A few years ago, I and some GP colleagues – Tony Avery from Nottingham University, and Rupert Payne from Cambridge University – were asked to do a review of polypharmacy by the King’s Fund. Polypharmacy had always been looked on disparagingly through my training in medicine and my subsequent work as a GP. It was clear from our review that this high-minded perspective of polypharmacy was no longer valid.

Polypharmacy has become common place and the stark evidence is that we now have three times more people taking ten-or-more drugs than was the case in the late 1990s. The reasons for this are complex; many more people take preventative drugs for things like high blood pressure and lipid-lowering; we have a plethora of guidelines urging us to use treatments, and there are an increasing number of drugs available. Perhaps the biggest issue now and in the future is the sheer number of people in middle age who are getting older and frailer and carrying many diseases into old age – the so-called ‘multimorbidity challenge’.

Polypharmacy is a necessary evil for many of these people and drugs can be used to reduce symptoms and potentially increase longevity. However, this does mean that we need to get smart and change the way we practice. Giving people lots of medicines can disrupt their lives and create a burden of medicines taking; something we may impose on them without thinking. The likely result is that medicines are not taken ‘as the doctor ordered’. This means we need to rationalise regimes and try to determine which medicines are essential and give best ‘bangs for the buck’. Shared decision making and medicines optimisation comes to the fore, alongside the enhanced role of practice pharmacists. Polypharmacy can do harm by causing drug interactions and guidelines rarely recognise this but see diseases from the blinkered perspective of the single disease. We need better guidelines which cater for common co-morbidities – something that NICE is working on. We need better, pragmatic research that looks at outcomes from drugs in older people with complex disease – research that is rarely done by drug companies. We need tools that help us rationalise drug choices – for example, the PINCER indicators that highlight unsafe prescribing.

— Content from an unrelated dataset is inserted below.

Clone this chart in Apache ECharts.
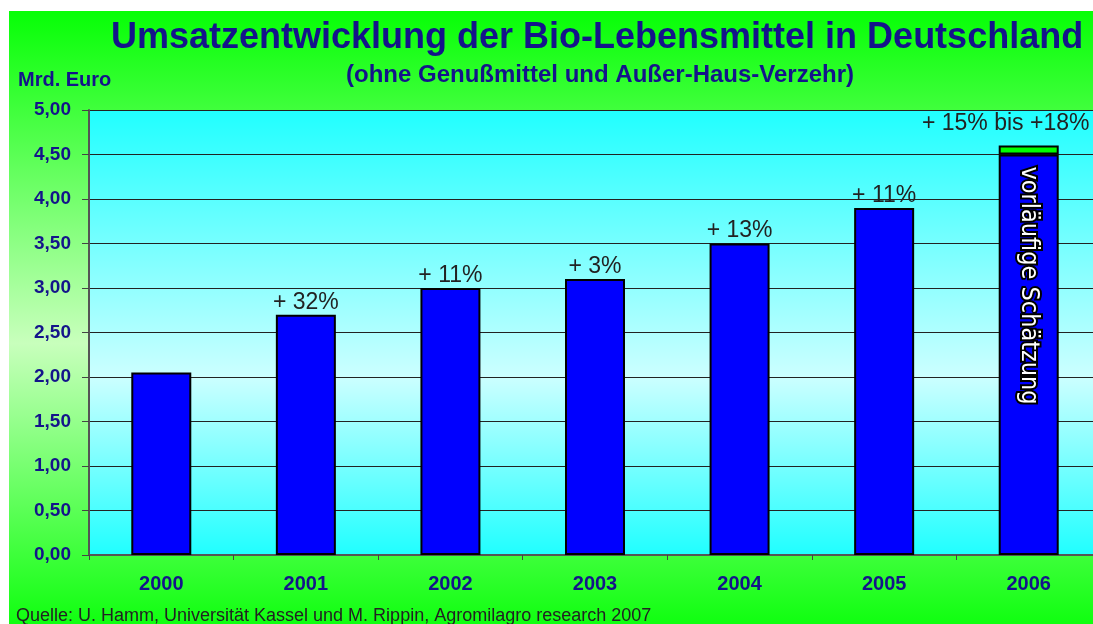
<!DOCTYPE html>
<html>
<head>
<meta charset="utf-8">
<script src="https://cdn.jsdelivr.net/npm/echarts@6/dist/echarts.min.js"></script>
<style>html,body{margin:0;padding:0;background:#fff;overflow:hidden;width:1093px;height:624px;}#c{width:1101px;height:624px;}</style>
</head>
<body>
<div id="c"></div>
<script>
const categories = ['2000', '2001', '2002', '2003', '2004', '2005', '2006'];
const umsatz = [2.05, 2.70, 3.00, 3.10, 3.50, 3.90, 4.50];
const schaetzungZusatz = [null, null, null, null, null, null, 0.10];
const wachstum = ['', '+ 32%', '+ 11%', '+ 3%', '+ 13%', '+ 11%', '+ 15% bis +18%'];
const yTicks = [0, 0.5, 1, 1.5, 2, 2.5, 3, 3.5, 4, 4.5, 5];
const schaetzungText = 'vorläufige Schätzung';

const navy = '#14148a';
const FONT = 'Liberation Sans, Arial, sans-serif';
const chart = echarts.init(document.getElementById('c'), null, {renderer: 'canvas'});

const growthLabel = {
  show: true, position: 'top', distance: 1,
  color: '#222', fontSize: 23, fontFamily: FONT
};

const dataA = umsatz.map((v, i) => {
  if (i === categories.length - 1) {
    return {
      value: v,
      label: {
        show: true, position: 'insideTop', rotate: -90, distance: 12,
        align: 'left', verticalAlign: 'middle',
        formatter: schaetzungText,
        color: '#fff', textBorderColor: '#000', textBorderWidth: 4,
        fontSize: 25, fontFamily: 'Liberation Sans Narrow, DejaVu Sans Condensed, Arial Narrow, sans-serif'
      }
    };
  }
  return {
    value: v,
    label: wachstum[i] ? Object.assign({}, growthLabel, {formatter: wachstum[i]}) : {show: false}
  };
});

const dataB = schaetzungZusatz.map((v, i) => {
  if (v == null) return null;
  return {
    value: v,
    label: Object.assign({}, growthLabel, {formatter: wachstum[i], distance: 10, offset: [-23, 0]})
  };
});

const option = {
  backgroundColor: {
    type: 'linear', x: 0, y: 0, x2: 0, y2: 1,
    colorStops: [
      {offset: 0, color: '#00ff00'},
      {offset: 0.55, color: '#c8ffbc'},
      {offset: 1, color: '#10ff10'}
    ]
  },
  animation: false,
  graphic: [
    {type: 'rect', shape: {x: 0, y: 0, width: 1101, height: 11}, style: {fill: '#fff'}, z: 100},
    {type: 'rect', shape: {x: 0, y: 0, width: 9, height: 624}, style: {fill: '#fff'}, z: 100}
  ],
  title: [
    {text: 'Umsatzentwicklung der Bio-Lebensmittel in Deutschland', left: 106, top: 15,
     textStyle: {color: navy, fontSize: 36, fontWeight: 'bold', fontFamily: FONT}},
    {text: '(ohne Genußmittel und Außer-Haus-Verzehr)', left: 341, top: 58,
     textStyle: {color: navy, fontSize: 24, fontWeight: 'bold', fontFamily: FONT}},
    {text: 'Mrd. Euro', left: 13, top: 65,
     textStyle: {color: navy, fontSize: 20, fontWeight: 'bold', fontFamily: FONT}},
    {text: 'Quelle: U. Hamm, Universität Kassel und M. Rippin, Agromilagro research 2007', left: 11, top: 602,
     textStyle: {color: '#222', fontSize: 18, fontWeight: 'normal', fontFamily: FONT}}
  ],
  grid: {
    left: 89, top: 110, bottom: 69, right: 0,
    show: true, borderWidth: 0,
    backgroundColor: {
      type: 'linear', x: 0, y: 0, x2: 0, y2: 1,
      colorStops: [
        {offset: 0, color: '#20ffff'},
        {offset: 0.6, color: '#ccffff'},
        {offset: 1, color: '#20ffff'}
      ]
    }
  },
  xAxis: {
    type: 'category', data: categories,
    axisLine: {lineStyle: {color: '#555', width: 2}},
    axisTick: {show: true, length: 5, lineStyle: {color: '#444'}},
    axisLabel: {color: navy, fontSize: 20, fontWeight: 'bold', margin: 19, fontFamily: FONT}
  },
  yAxis: {
    type: 'value', min: 0, max: 5, interval: 0.5,
    axisLine: {show: true, lineStyle: {color: '#555', width: 2}},
    axisTick: {show: true, length: 7, lineStyle: {color: '#444'}},
    splitLine: {lineStyle: {color: '#222', width: 1}},
    axisLabel: {
      color: navy, fontSize: 19, fontWeight: 'bold', margin: 18,
      fontFamily: FONT,
      formatter: v => (yTicks.includes(v) ? v.toFixed(2).replace('.', ',') : '')
    }
  },
  series: [
    {type: 'bar', stack: 'u', data: dataA, barWidth: 60,
     itemStyle: {color: '#0000ff', borderColor: '#000', borderWidth: 2}},
    {type: 'bar', stack: 'u', data: dataB, barWidth: 60,
     itemStyle: {color: '#00ff00', borderColor: '#000', borderWidth: 2}}
  ]
};
chart.setOption(option);
</script>
</body>
</html>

Perhaps the biggest challenge is that we need to reconsider how general practice is organised. For medication reviews, and reconciliation of medicines when patients move between hospitals, home and other care settings, we need to work much more closely with our pharmacist colleagues and recognise their skills in supporting medicines use. Personal care with continuity provided by a named doctor becomes very important, alas something that has waned with the increasing workload of general practice. As our population ages, we really need more GPs and more resources feeding into community care, but this may be pie in the sky at a time when politicians, the media and the public seem much more interested in technological advances and the cutting edge of new medicines used in specialist settings.